Erst braun, dann gelb oder schwarz
Viele ehemalige Nazis wechselten nach 1945 nahtlos in den NRW-Landtag, belegt eine Studie
Wie steht es um die Nazi-Vergangenheit derjenigen Politiker, die nach Kriegsende dem nordrhein-westfälischen Landtag angehörten? Wie viele von ihnen waren Mitglied der NSDAP und ihr nahe stehender Organisationen? Diese Fragen sind nun, 64 Jahre nach der Niederwerfung des Nazi-Regimes, zum ersten Mal systematisch untersucht worden.

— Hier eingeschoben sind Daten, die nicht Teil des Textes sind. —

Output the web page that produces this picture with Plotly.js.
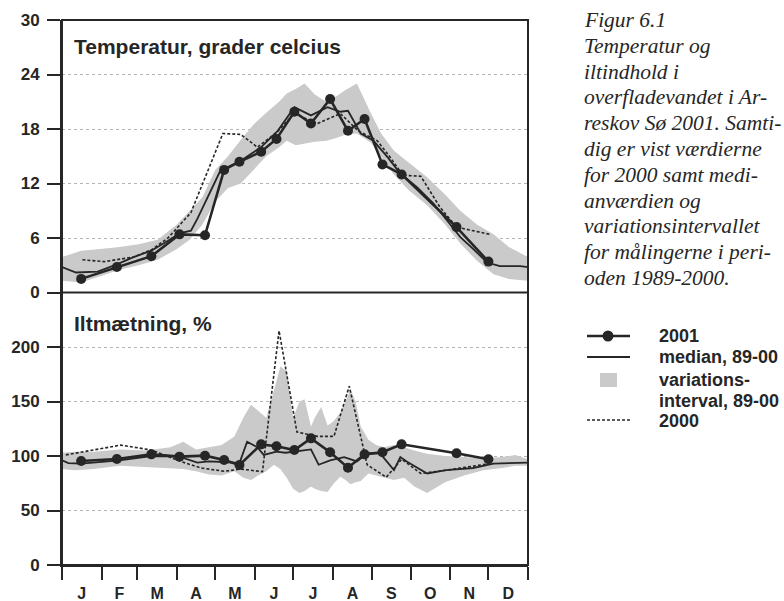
<!DOCTYPE html>
<html><head><meta charset="utf-8">
<script src="https://cdn.plot.ly/plotly-3.0.1.min.js"></script>
<style>html,body{margin:0;padding:0;background:#fff}</style>
</head><body><div id="chart" style="width:784px;height:601px"></div>
<script>
// ---- categories / axes ----
const monthLetters = ['J','F','M','A','M','J','J','A','S','O','N','D'];
const monthStarts = [0,31,59,90,120,151,181,212,243,273,304,334,365];

// ---- 2001 measurements (day of year) ----
const days2001 = [15,43,70,92,112,127,139,156,168,182,195,210,224,237,251,266,309,334];
const temp2001 = [1.5,2.8,4.0,6.4,6.3,13.5,14.4,15.5,16.9,19.9,18.6,21.3,17.8,19.1,14.1,13.0,7.2,3.4];
const oxy2001  = [95.4,97.2,101.5,99.4,100.3,96.3,91.7,110.7,109,105.5,116.2,103.4,89.3,101.5,103.4,110.7,102.5,97];

// ---- median 89-00, temperature ----
const tempMedDays = [0,11,28,43,56,70,83,92,101,106,124,140,156,169,182,195,208,218,224,234,244,255,265,278,291,302,312,322,333,343,359,365];
const tempMed     = [2.8,2.2,2.3,3.1,3.9,4.6,5.7,6.5,6.8,8.1,13.4,14.5,16.0,17.8,20.4,19.5,20.4,19.9,20.0,17.5,16.7,14.9,13.1,11.6,9.8,7.9,6.1,4.8,3.3,2.9,2.9,2.8];

// ---- 2000, temperature ----
const temp2000Days = [16,33,56,70,83,101,126,140,153,168,182,200,218,232,247,257,267,281,296,309,335];
const temp2000     = [3.6,3.4,3.9,4.7,6.0,8.8,17.5,17.4,16.0,17.6,19.7,18.6,19.7,17.8,16.7,14.9,12.9,12.8,9.4,7.2,6.4];

// ---- variation interval 89-00, temperature ----
const tempBandDays = [0,15,30,45,60,75,90,100,110,120,130,140,150,160,170,176,183,190,198,207,215,222,231,242,250,260,272,286,300,312,325,338,350,365];
const tempBandHi   = [3.9,4.6,4.8,5.0,5.3,5.8,7.5,9.0,10.5,13.5,15.0,16.8,18.5,19.8,21.0,21.9,22.4,23.0,21.8,21.0,21.6,22.3,23.0,19.7,17.5,15.6,14.3,12.7,10.8,9.0,7.5,6.4,5.0,3.9];
const tempBandLo   = [1.3,1.1,1.8,2.5,3.0,3.6,4.8,5.8,7.5,10.0,11.5,12.0,13.5,15.0,16.0,16.7,16.2,16.4,16.6,16.7,17.0,17.4,17.5,16.5,15.0,13.0,11.2,9.6,7.5,5.4,3.5,2.0,1.5,1.3];

// ---- median 89-00, oxygen saturation ----
const oxyMedDays = [0,5,15,45,70,92,106,115,127,139,145,153,158,168,175,182,195,201,210,221,231,239,249,260,265,270,286,301,322,338,361,365];
const oxyMed     = [96,93.5,93,96,100,99.5,94,95,94.5,93.5,113,108,101,104,103,104,106,92,96,99,95,102.5,102.5,87,99,95,84,87,89,93,94,94];

// ---- 2000, oxygen saturation ----
const oxy2000Days = [3,46,70,93,109,127,140,157,170,184,200,213,225,239,254,266,281,301,335];
const oxy2000     = [101,110,105.5,95,89,86,88,85.6,215,122,118,118,164,92,80.5,97,84,87,93];

// ---- variation interval 89-00, oxygen saturation ----
const oxyBandDays = [0,10,25,45,65,85,95,105,115,125,135,142,148,155,160,166,171,176,181,186,190,195,198,203,208,213,218,222,226,230,234,240,246,252,260,268,276,286,300,315,330,345,355,365];
const oxyBandHi   = [103,104,104,106,105,108,113,106,108,110,118,135,147,140,135,160,182,178,135,150,152,127,135,145,128,132,140,150,161,150,127,115,110,108,110,108,105,102,100,99,98,99,101,97];
const oxyBandLo   = [88,87,88,91,90,89,88,86,83,82,86,80,78,83,86,92,88,80,70,66,68,72,70,68,67,75,81,78,74,76,77,84,82,80,78,80,72,66,76,82,87,89,91,91];

// ---- texts ----
const titleTemp = 'Temperatur, grader celcius';
const titleOxy = 'Iltmætning, %';
const legendLabels = ['2001','median, 89-00','variations-','interval, 89-00','2000'];
const captionLines = ['Figur 6.1','Temperatur og','iltindhold i','overfladevandet i Ar-','reskov Sø 2001. Samti-','dig er vist værdierne','for 2000 samt medi-','anværdien og','variationsintervallet','for målingerne i peri-','oden 1989-2000.'];

// ---- layout helpers (pixel -> paper) ----
const W = 784, H = 601, ML = 62, MR = 256, MT = 20, MB = 36;
const PW = W - ML - MR, PH = H - MT - MB;
const px = v => (v - ML) / PW;
const py = v => (H - MB - v) / PH;

const ink = '#262626';
const bandColor = 'rgb(202,202,202)';
const sans = 'Liberation Sans, Arial, sans-serif';

function band(days, lo, hi, ya) {
  return [
    {x: days, y: lo, yaxis: ya, type: 'scatter', mode: 'lines', line: {width: 0, color: bandColor}, hoverinfo: 'skip', showlegend: false},
    {x: days, y: hi, yaxis: ya, type: 'scatter', mode: 'lines', line: {width: 0, color: bandColor}, fill: 'tonexty', fillcolor: bandColor, name: 'variations-interval, 89-00', showlegend: false}
  ];
}
const medLine = {color: ink, width: 1.8};
const dashLine = {color: ink, width: 1.6, dash: '3px,2px'};
const line2001 = {color: ink, width: 2.6};
const mark2001 = {color: ink, size: 10};

const traces = [
  ...band(tempBandDays, tempBandLo, tempBandHi, 'y'),
  {x: temp2000Days, y: temp2000, yaxis: 'y', mode: 'lines', line: dashLine, name: '2000', showlegend: false},
  {x: tempMedDays, y: tempMed, yaxis: 'y', mode: 'lines', line: medLine, name: 'median, 89-00', showlegend: false},
  {x: days2001, y: temp2001, yaxis: 'y', mode: 'lines+markers', line: line2001, marker: mark2001, name: '2001', showlegend: false},
  ...band(oxyBandDays, oxyBandLo, oxyBandHi, 'y2'),
  {x: oxy2000Days, y: oxy2000, yaxis: 'y2', mode: 'lines', line: dashLine, name: '2000', showlegend: false},
  {x: oxyMedDays, y: oxyMed, yaxis: 'y2', mode: 'lines', line: medLine, name: 'median, 89-00', showlegend: false},
  {x: days2001, y: oxy2001, yaxis: 'y2', mode: 'lines+markers', line: line2001, marker: mark2001, name: '2001', showlegend: false}
];

const monthMids = monthStarts.slice(0, 12).map((s, i) => (s + monthStarts[i + 1]) / 2);
const tickFont = {family: sans, size: 17, color: ink, weight: 700};

const yCommon = {
  showline: true, linecolor: ink, linewidth: 2,
  ticks: 'outside', ticklen: 13, tickwidth: 2, tickcolor: ink,
  tickfont: tickFont, ticklabelstandoff: 4,
  showgrid: true, gridcolor: '#b5b5b5', gridwidth: 1, griddash: 'dot',
  zeroline: false, fixedrange: true
};

const annotations = [
  {xref: 'paper', yref: 'paper', x: px(72), y: py(47), xanchor: 'left', yanchor: 'middle', showarrow: false,
   text: titleTemp, font: {family: sans, size: 21, color: ink, weight: 700}},
  {xref: 'paper', yref: 'paper', x: px(72), y: py(323), xanchor: 'left', yanchor: 'middle', showarrow: false,
   text: titleOxy, font: {family: sans, size: 21, color: ink, weight: 700}}
];
captionLines.forEach((t, i) => annotations.push({
  xref: 'paper', yref: 'paper', x: px(582), y: py(20 + i * 25.8), xanchor: 'left', yanchor: 'middle', align: 'left', showarrow: false,
  text: t, font: {family: 'Liberation Serif, Times New Roman, serif', size: 21.5, color: ink, style: 'italic'}
}));
const legendY = [336, 357, 380, 401, 421];
legendLabels.forEach((t, i) => annotations.push({
  xref: 'paper', yref: 'paper', x: px(657), y: py(legendY[i]), xanchor: 'left', yanchor: 'middle', showarrow: false,
  text: t, font: {family: sans, size: 18, color: ink, weight: 700}
}));

const shapes = [
  {type: 'rect', xref: 'paper', yref: 'paper', x0: 0, x1: 1, y0: 0, y1: 1, line: {color: ink, width: 2}},
  {type: 'line', xref: 'paper', yref: 'paper', x0: 0, x1: 1, y0: 0.5, y1: 0.5, line: {color: ink, width: 2}},
  // legend samples
  {type: 'line', xref: 'paper', yref: 'paper', x0: px(587), x1: px(630), y0: py(336), y1: py(336), line: {color: ink, width: 2.6}},
  {type: 'circle', xref: 'paper', yref: 'paper', x0: px(602.5), x1: px(613.5), y0: py(330.5), y1: py(341.5), fillcolor: ink, line: {color: ink, width: 0}},
  {type: 'line', xref: 'paper', yref: 'paper', x0: px(587), x1: px(630), y0: py(357), y1: py(357), line: {color: ink, width: 2}},
  {type: 'rect', xref: 'paper', yref: 'paper', x0: px(600), x1: px(617), y0: py(373), y1: py(387), fillcolor: bandColor, line: {width: 0}},
  {type: 'line', xref: 'paper', yref: 'paper', x0: px(587), x1: px(630), y0: py(420), y1: py(420), line: {color: ink, width: 1.4, dash: '3px,2px'}}
];

const layout = {
  width: W, height: H,
  margin: {l: ML, r: MR, t: MT, b: MB, pad: 0},
  paper_bgcolor: '#fff', plot_bgcolor: '#fff',
  showlegend: false,
  xaxis: {
    range: [0, 365], anchor: 'y2', fixedrange: true,
    showline: true, linecolor: ink, linewidth: 2,
    tickmode: 'array', tickvals: monthMids, ticktext: monthLetters,
    ticks: 'outside', ticklen: 13, tickcolor: 'rgba(0,0,0,0)',
    tickfont: {family: sans, size: 16, color: ink, weight: 700},
    minor: {tickmode: 'array', tickvals: monthStarts, ticks: 'outside', ticklen: 13, tickwidth: 2, tickcolor: ink, showgrid: false},
    showgrid: false, zeroline: false
  },
  yaxis: Object.assign({}, yCommon, {domain: [0.5, 1], range: [0, 30], tickmode: 'array', tickvals: [0, 6, 12, 18, 24, 30], anchor: 'x'}),
  yaxis2: Object.assign({}, yCommon, {domain: [0, 0.5], range: [0, 250], tickmode: 'array', tickvals: [0, 50, 100, 150, 200], anchor: 'x'}),
  annotations: annotations,
  shapes: shapes
};

Plotly.newPlot('chart', traces, layout, {displayModeBar: false, staticPlot: true});
</script>
</body></html>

Den Auftrag für die Studie »Nahtloser Übergang in neue Führungspositionen – Alte Nazis in den nordrhein-westfälischen Landtagsfraktionen von CDU und FDP« gab indes nicht Landtagspräsidentin Regina van Dinther, sondern Rüdiger Sagel, der einzige LINKEN-Abgeordnete im Landesparlament.
Die Zusammensetzung der bundesdeutschen Länderparlamente in der Nachkriegszeit sei niemals näher beleuchtet worden, schreibt Sagel im Vorwort der Studie. »Nahezu alle bis heute dazu vorliegenden Informationen beruhen ausschließlich auf den persönlichen Angaben der Abgeordneten, die in den biografischen Handbüchern der Landtage veröffentlicht sind.« Wenig überraschend: Die Abgeordneten neigten dazu, sich selbst einen Persilschein auszustellen. Doch die Untersuchung zum »braunen Erbe« des NRW-Landtages kommt zu weniger weißgewaschenen Ergebnissen: 41 NRW-Parlamentarier seien nachweislich Mitglied der NSDAP, der SA oder der SS gewesen. Von den neun ermittelten SS-Angehörigen dienten drei in der Waffen-SS, fünf saßen später für die CDU, vier für die FDP im Landtag von NRW. Von Jugendirrtümern könne dabei meist keine Rede sein, führt die Studie aus: Durchschnittlich 24 Jahre alt waren die späteren Politiker, als sie der Nazi-Bewegung beitraten.
Die Studie erstellt hat der promovierte Historiker Michael Carlo Klepsch. Der Düsseldorfer ist Autor eines Buches über Picassos Zeit im von den Nazis besetzten Paris, das die liberal-bürgerliche »Neue Zürcher Zeitung« als »sorgfältig recherchiert« lobte. Für »Nahtloser Übergang« untersuchte Klepsch die Biografien aller CDU-, FDP- und Zentrums-Abgeordneten, die im Mai 1945 mindestens 18 Jahre alt waren. Insgesamt gerieten 482 NRW-Politiker in sein Blickfeld. Seine Studie stützt Klepsch vor allem auf die NSDAP-Mitgliedskartei und Akten des Bundesarchivs Berlin-Lichterfelde. In einem historischen Rückblick bezeichnet Klepsch die NRW-FDP als »Sammelbecken von Altnazis«. Er untersucht zudem den »Übergang von Braun zu Schwarz« in der NRW-CDU.
Eine besondere Würdigung erfährt der FDP-Landesvorsitzende der Jahre 1947 bis 1956, Friedrich Middelhauve. Der hatte »eine Reihe ehemals prominenter Nationalsozialisten um sich versammelt«, zitiert Klepsch aus einem 1952 erschienen Artikel der durchaus nicht linken Tageszeitung »Die Welt«. Unter diesen NS-Prominenten waren der Rundfunkjournalist Hans Fritzsche und Werner Naumann, zuvor Staatssekretär in Goebbels Propagandaministerium. Klepsch führt aus: »Naumann, der als einer der letzten Getreuen Hitlers im Berliner Bunker der Reichskanzlei ausgeharrt hatte und aufgrund dessen in Hitlers Testament zum Nachfolger von Joseph Goebbels als Reichspropagandaminister benannt wurde, machte keinen Hehl daraus, dass er und seine Kameraden sich weiterhin als überzeugte Nationalsozialisten verstanden.«
Für Middelhauve war das offenbar kein Grund, die Alt-Nazis nicht in das politische Leben zurückzuholen. Erst die britische Besatzungsmacht vereitelte diese Pläne. Bald darauf wurde Middelhauve Wirtschaftsminister und stellvertretender Ministerpräsident. Im Rathaus seiner Heimatstadt Leverkusen erinnert eine Bronzebüste an den »bedeutenden Mitbürger«.